▶ [REQUEST]
Exactly the lines from the start of the data below through the line that contains "plt.rcParams['font.family'] = ['Lato', 'DejaVu" are to be copied, with pictures left out.

▶ [RECORDED INFORMATION]
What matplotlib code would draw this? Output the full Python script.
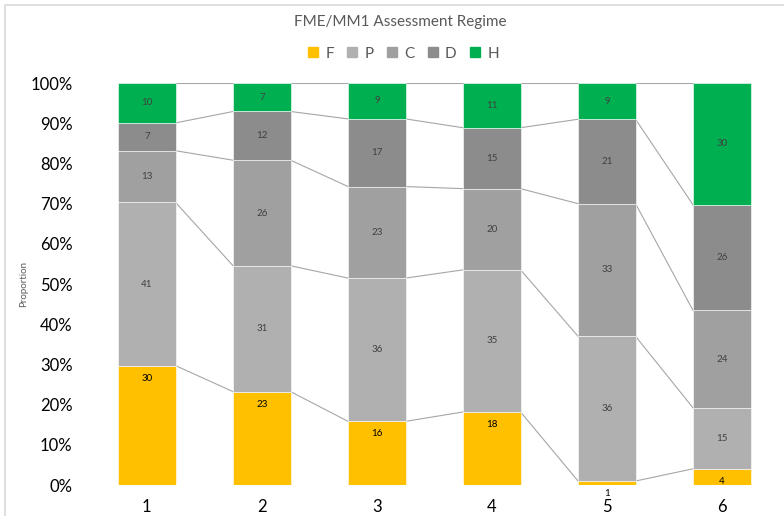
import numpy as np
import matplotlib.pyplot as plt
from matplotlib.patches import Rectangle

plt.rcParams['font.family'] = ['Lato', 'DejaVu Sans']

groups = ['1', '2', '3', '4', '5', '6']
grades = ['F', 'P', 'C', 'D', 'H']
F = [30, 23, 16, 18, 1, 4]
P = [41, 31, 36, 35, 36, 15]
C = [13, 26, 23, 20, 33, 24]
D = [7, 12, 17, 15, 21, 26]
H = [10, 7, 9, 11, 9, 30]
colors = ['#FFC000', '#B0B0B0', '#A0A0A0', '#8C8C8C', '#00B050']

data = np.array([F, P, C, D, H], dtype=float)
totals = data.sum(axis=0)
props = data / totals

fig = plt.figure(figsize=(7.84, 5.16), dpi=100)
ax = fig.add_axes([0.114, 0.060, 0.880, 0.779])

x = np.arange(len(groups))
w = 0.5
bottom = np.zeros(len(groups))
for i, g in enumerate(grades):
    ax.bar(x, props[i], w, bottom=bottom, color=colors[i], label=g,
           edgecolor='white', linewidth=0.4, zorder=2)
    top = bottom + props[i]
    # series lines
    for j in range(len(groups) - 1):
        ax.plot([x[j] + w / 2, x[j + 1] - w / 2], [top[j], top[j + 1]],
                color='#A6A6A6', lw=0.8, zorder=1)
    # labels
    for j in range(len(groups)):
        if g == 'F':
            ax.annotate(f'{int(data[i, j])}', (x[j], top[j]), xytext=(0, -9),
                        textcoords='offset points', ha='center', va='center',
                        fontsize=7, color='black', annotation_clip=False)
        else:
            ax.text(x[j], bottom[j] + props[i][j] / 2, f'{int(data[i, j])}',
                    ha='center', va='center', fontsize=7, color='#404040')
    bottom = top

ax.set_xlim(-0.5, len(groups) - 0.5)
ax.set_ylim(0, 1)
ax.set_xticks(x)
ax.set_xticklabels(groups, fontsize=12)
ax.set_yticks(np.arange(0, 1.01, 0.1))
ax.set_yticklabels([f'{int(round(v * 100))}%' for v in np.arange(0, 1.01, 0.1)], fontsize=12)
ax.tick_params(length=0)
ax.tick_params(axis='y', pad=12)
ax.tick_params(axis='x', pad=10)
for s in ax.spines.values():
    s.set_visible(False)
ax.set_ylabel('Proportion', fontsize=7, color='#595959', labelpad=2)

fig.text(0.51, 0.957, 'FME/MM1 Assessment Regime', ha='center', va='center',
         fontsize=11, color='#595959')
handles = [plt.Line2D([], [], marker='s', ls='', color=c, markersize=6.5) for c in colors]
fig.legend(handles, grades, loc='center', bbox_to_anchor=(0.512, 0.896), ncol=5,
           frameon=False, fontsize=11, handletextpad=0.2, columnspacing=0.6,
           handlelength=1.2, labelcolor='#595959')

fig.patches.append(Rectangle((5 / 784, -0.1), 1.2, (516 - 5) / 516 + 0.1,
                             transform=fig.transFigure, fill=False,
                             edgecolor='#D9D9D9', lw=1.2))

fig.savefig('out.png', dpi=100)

▶ [RESPONSE TO THE TASK]
What matplotlib code would draw this? Output the full Python script.
import numpy as np
import matplotlib.pyplot as plt
from matplotlib.patches import Rectangle

plt.rcParams['font.family'] = ['Lato', 'DejaVu Sans']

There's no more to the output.